Dagli anni Sessanta ad Asia Argento
Carol Hanisch militava in “gruppi di autocoscienza” nei quali le donne discutevano delle esperienze personali alla luce di “una condizione politica”, in quanto: “Tutto va inscritto in una cornice più grande e i conflitti tra singoli uomini e donne sono conflitti politici che possono essere risolti solo collettivamente”. “Il personale è politico” ha perciò segnato un’epoca con tutte le sue contraddizioni e le derive ideologiche, ma sempre sorretto da un forte ideale.
Lo slogan di Mark
Oggi la società liquida alla soglia del 5G viene segnata da un altro slogan: “Il futuro è privato”. Con queste parole, infatti, Mark Zuckerberg alla conferenza annuale degli sviluppatori di Facebook, l’F8, nel 2019 ha presentato il piano per adattare Facebook e i suoi servizi al nuovo modo di usare i social network da parte degli utenti. Un modo sempre più privato, dove i Gruppi e gli Eventi acquistano maggiore rilevanza e le Storie un incremento di seguito.
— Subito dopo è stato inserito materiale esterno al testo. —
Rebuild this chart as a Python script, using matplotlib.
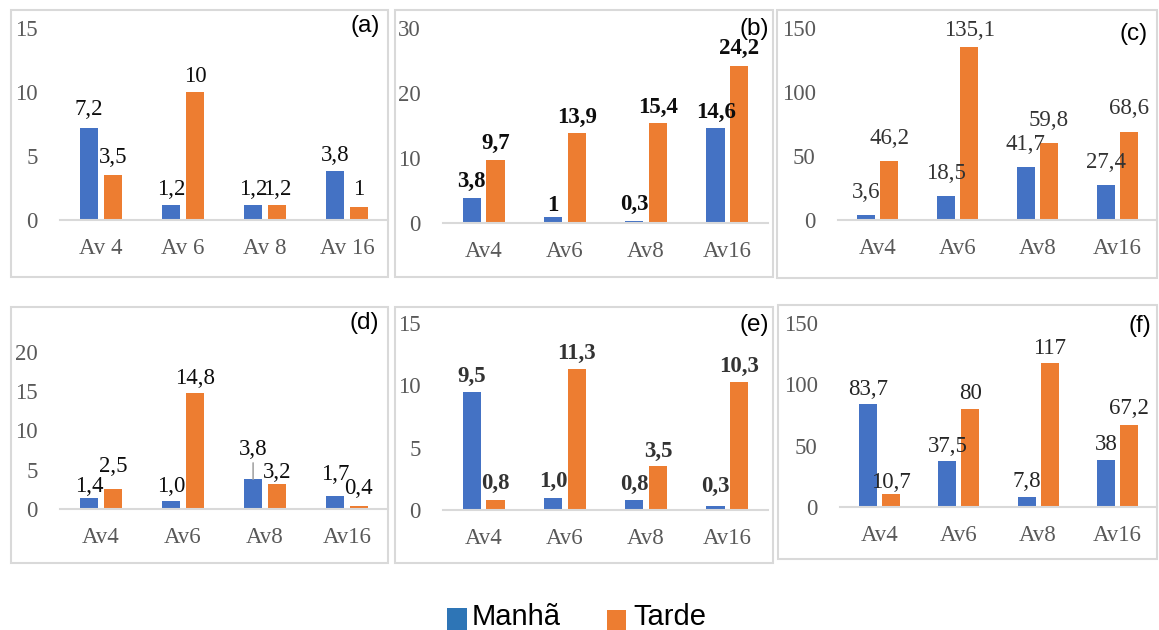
import matplotlib
matplotlib.use("Agg")
import matplotlib.pyplot as plt
from matplotlib.patches import Rectangle

# ---- data (labels as printed; bar heights are parsed from them) ----
categories_a = ["Av 4", "Av 6", "Av 8", "Av 16"]
categories = ["Av4", "Av6", "Av8", "Av16"]

manha_a = ["7,2", "1,2", "1,2", "3,8"]
tarde_a = ["3,5", "10", "1,2", "1"]
manha_b = ["3,8", "1", "0,3", "14,6"]
tarde_b = ["9,7", "13,9", "15,4", "24,2"]
manha_c = ["3,6", "18,5", "41,7", "27,4"]
tarde_c = ["46,2", "135,1", "59,8", "68,6"]
manha_d = ["1,4", "1,0", "3,8", "1,7"]
tarde_d = ["2,5", "14,8", "3,2", "0,4"]
manha_e = ["9,5", "1,0", "0,8", "0,3"]
tarde_e = ["0,8", "11,3", "3,5", "10,3"]
manha_f = ["83,7", "37,5", "7,8", "38"]
tarde_f = ["10,7", "80", "117", "67,2"]

yticks_a = [0, 5, 10, 15]
yticks_b = [0, 10, 20, 30]
yticks_c = [0, 50, 100, 150]
yticks_d = [0, 5, 10, 15, 20]
yticks_e = [0, 5, 10, 15]
yticks_f = [0, 50, 100, 150]

series_names = ["Manhã", "Tarde"]

# ---- style ----
W, H = 1159, 630
BLUE = "#4472C4"
ORANGE = "#ED7D31"
LEG_BLUE = "#2E75B6"
GRID_GREY = "#D9D9D9"
TICK_GREY = "#595959"
SERIF = ["Liberation Serif", "DejaVu Serif"]
SANS = ["Liberation Sans", "DejaVu Sans"]

fig = plt.figure(figsize=(W / 100, H / 100), dpi=100)


def px_box(x0, y0, x1, y1):
    """Pixel box (top-left origin) -> figure fraction rect."""
    return [x0 / W, 1 - y1 / H, (x1 - x0) / W, (y1 - y0) / H]


def to_num(s):
    return float(s.replace(",", "."))


# panel layout: frame box, axes box, tag and its centre, label styling
panels = [
    dict(frame=(11, 10, 388, 277), axes=(60, 28, 388, 220), tag="(a)", tagpos=(365, 26),
         cats=categories_a, m=manha_a, t=tarde_a, yt=yticks_a,
         weight="normal", lcolor="#0D0D0D",
         lift=([13, 10, 10, 10], [12, 10, 10, 12])),
    dict(frame=(395, 10, 773, 277), axes=(443, 28, 768, 223), tag="(b)", tagpos=(754, 29),
         cats=categories, m=manha_b, t=tarde_b, yt=yticks_b,
         weight="bold", lcolor="#0D0D0D",
         lift=([11, 6, 11, 10], [11, 10, 10, 12])),
    dict(frame=(777, 10, 1157, 278), axes=(838, 28, 1157, 220), tag="(c)", tagpos=(1134, 34),
         cats=categories, m=manha_c, t=tarde_c, yt=yticks_c,
         weight="normal", lcolor="#333333",
         lift=([17, 17, 17, 17], [17, 11, 17, 18])),
    dict(frame=(11, 307, 388, 563), axes=(60, 352, 388, 509), tag="(d)", tagpos=(364, 323),
         cats=categories, m=manha_d, t=tarde_d, yt=yticks_d,
         weight="normal", lcolor="#0D0D0D",
         lift=([6, 9, 24, 16], [17, 9, 6, 12])),
    dict(frame=(395, 307, 773, 563), axes=(443, 323, 768, 510), tag="(e)", tagpos=(754, 325),
         cats=categories, m=manha_e, t=tarde_e, yt=yticks_e,
         weight="bold", lcolor="#333333",
         lift=([10, 11, 10, 14], [11, 10, 9, 10])),
    dict(frame=(778, 305, 1157, 559), axes=(840, 323, 1157, 507), tag="(f)", tagpos=(1140, 326),
         cats=categories, m=manha_f, t=tarde_f, yt=yticks_f,
         weight="normal", lcolor="#262626",
         lift=([9, 9, 10, 10], [6, 10, 9, 11])),
]

BAR_W = 0.225
OFF = 0.145
PX2PT = 72 / 100

for p in panels:
    # chart-area frame
    x0, y0, x1, y1 = p["frame"]
    fig.patches.append(Rectangle((x0 / W, 1 - y1 / H), (x1 - x0) / W, (y1 - y0) / H,
                                 transform=fig.transFigure, fill=False,
                                 edgecolor=GRID_GREY, linewidth=1.5))

    ax = fig.add_axes(px_box(*p["axes"]))
    xs = list(range(len(p["cats"])))
    mv = [to_num(s) for s in p["m"]]
    tv = [to_num(s) for s in p["t"]]
    ax.bar([x - OFF for x in xs], mv, width=BAR_W, color=BLUE, zorder=2)
    ax.bar([x + OFF for x in xs], tv, width=BAR_W, color=ORANGE, zorder=2)

    for series, vals, sgn, lifts in ((p["m"], mv, -1, p["lift"][0]),
                                      (p["t"], tv, 1, p["lift"][1])):
        for i, (lab, v) in enumerate(zip(series, vals)):
            lift = lifts[i]
            kw = {}
            if lift >= 20:
                kw["arrowprops"] = dict(arrowstyle="-", color="#A6A6A6", lw=1.2,
                                        shrinkA=0, shrinkB=0,
                                        relpos=(0.5, 0.0))
            ax.annotate(lab, xy=(i + sgn * OFF, v), xytext=(0, lift * PX2PT),
                        textcoords="offset points", ha="center", va="baseline",
                        fontsize=16.5, family=SERIF, color=p["lcolor"],
                        fontweight=p["weight"], **kw)

    ax.set_xlim(-0.5, len(xs) - 0.5)
    ax.set_ylim(p["yt"][0], p["yt"][-1])
    ax.set_yticks(p["yt"])
    ax.set_xticks(xs)
    ax.set_xticklabels(p["cats"])
    for lab in ax.get_xticklabels() + ax.get_yticklabels():
        lab.set_family(SERIF)
        lab.set_fontsize(16.5)
        lab.set_color(TICK_GREY)
    ax.tick_params(axis="y", length=0, pad=16)
    ax.tick_params(axis="x", length=0, pad=13)
    for side in ("left", "right", "top"):
        ax.spines[side].set_visible(False)
    ax.spines["bottom"].set_color(GRID_GREY)
    ax.spines["bottom"].set_linewidth(1.5)
    ax.patch.set_alpha(0)

    tx, ty = p["tagpos"]
    fig.text(tx / W, 1 - ty / H, p["tag"], ha="center", va="center",
             fontsize=17.5, family=SANS, color="black")

# legend along the bottom edge
legend_items = [(series_names[0], LEG_BLUE, (447, 608, 467, 632), 472),
                (series_names[1], ORANGE, (607, 610, 626, 632), 633)]
for name, col, (a0, b0, a1, b1), tx in legend_items:
    fig.patches.append(Rectangle((a0 / W, 1 - b1 / H), (a1 - a0) / W, (b1 - b0) / H,
                                 transform=fig.transFigure, color=col, linewidth=0))
    fig.text(tx / W, 1 - 625 / H, name, ha="left", va="baseline",
             fontsize=21, family=SANS, color="black")

fig.savefig("out.png", dpi=100)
“Si tratta di un rovesciamento concettuale rispetto a quando, nel 2009, lo stesso CEO di quello che sarà ricordato comunque come uno dei più importanti social network della storia dichiarava l’esatto opposto (L’era della privacy è finita)” scrive su Linkiesta Hamilton Santià “anche perché si tratta di un tentativo, tardivo e maldestro, di rimettere il dentifricio nel tubetto alla ricerca della reputazione perduta”.
Accuse a Facebook
Intanto il 10 dicembre 2020 La Federal Trade Commission fa causa a Facebook affermando che l’azienda sta illegalmente mantenendo il proprio monopolio nel mondo dei social network, grazie a una reiterata condotta anti-concorrenziale. Il Procuratore Generale di New York, Laetitia James, ha dichiarato che Facebook: “Ha usato la propria posizione dominante e il proprio potere monopolistico per schiacciare rivali più piccoli e spegnere la concorrenza, tutto alle spese degli utenti quotidiani” e che ha fatto “miliardi convertendo dati personali in vacche da mungere” (per approfondire: https://www.adginforma.it/over-the-top-sotto-tiro-federal-trade-commission-e-48-stati-fanno-causa-a-facebook/).
Rendendo tutto più privato e rivolto a gruppi limitati di persone, Facebook confida di risolvere, almeno in parte, il problema delle accuse di violazione della privacy, come se i Gruppi fossero mascherati dall’occhio lungo dell’algoritmo.
Il paradosso della libertà di espressione
Il passaggio dal “personale è politico” al “futuro è privato” ha perciò a che fare con il solito paradosso della libertà (Non sappiamo più chi siamo. Il paradosso delle libertà e Il paradosso della libertà in tempo di Covid) che rispecchia questi tempi in liquida evoluzione, facendo emergere una comunità in costante… contrazione. Una umanità social abituata a rendere il proprio personale pubblico, spesso anche con intenzioni politiche, ma in una piazza dai confini sempre più ristretti. Non più piazze, ma bolle, asfissianti. Infine, dove un tempo vigilava il Grande Fratello dell’ideologia, oggi vige il freddo e impersonale Algoritmo.
Il risultato è che il personale è monetizzabile.